Cold Casting is the term used to describe the process of mixing metal powders in a resin to create decorative features, which look as though they have been cast in metal. The castings give the appearance of solid metal, but are cheaper to produce, and are popular for use in sculptures, decorative paneling and furniture fittings, to name a few. Cold casting is also a popular technique for restoring antiques, or older furniture/household items. For example, if have something with brass fittings and you are missing one, cold casting could reproduce the part without the cost and time of doing it properly.

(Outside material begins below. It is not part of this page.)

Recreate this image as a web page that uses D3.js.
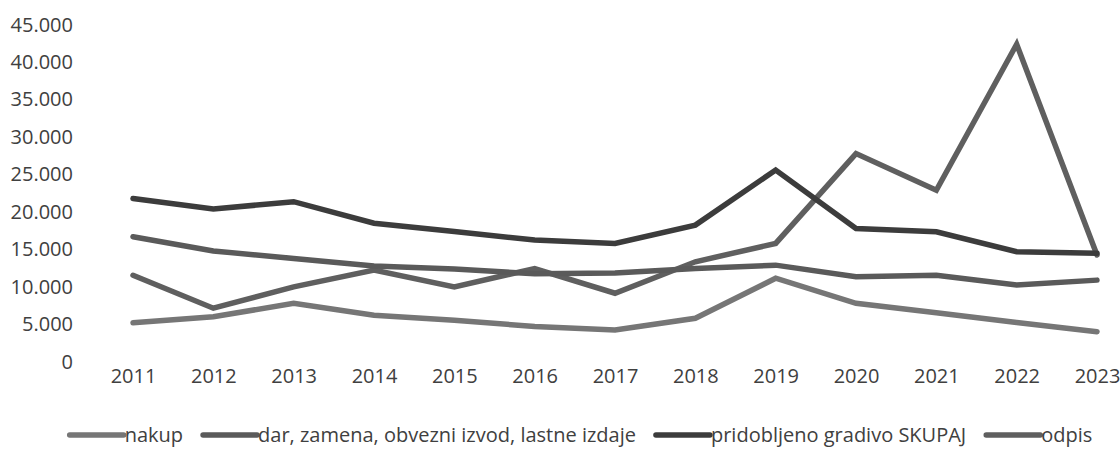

Different metal powders can be used in the process of cold casting, including bronze, brass, copper, silver, aluminium, tin and nickel – which powder is used will depend upon the desired finish. Bronze, copper and tin are amongst the popular metals to be used, although other powders such as porcelain and marble may be used instead of metal in some cases.
In order to make a cold casting, the resin and metal powder must be mixed together to form a thick mixture. There is no set amount of powder that should be mixed with the resin, however, good results can be achieved by carefully mixing until you have a thick paste, that is still pourable. This is then brushed into the mold to be used, making sure every surface is thoroughly coated, and once filled it is left to cure.
Once the mixture is dried, it can be removed from the mold and shaped as needed. Some casting may need to be sanded down and polished afterwards in order to get the desired effect.
The benefits of cold casting are lower cost and ease of the process. Its suitability depends on what the finished product should look like. Something that needs to have a highly polished surface, for example, may need to be further treated with a coating but a brushed finish is very easily attainable. Cold casting parts also have the benefit of not being susceptible to rust, making them far easier to maintain than if they were made of metal. Interestingly, it is also possible to create a ‘rusty’ cold cast if needed, by artificially aging it (for decorative purposes of course!).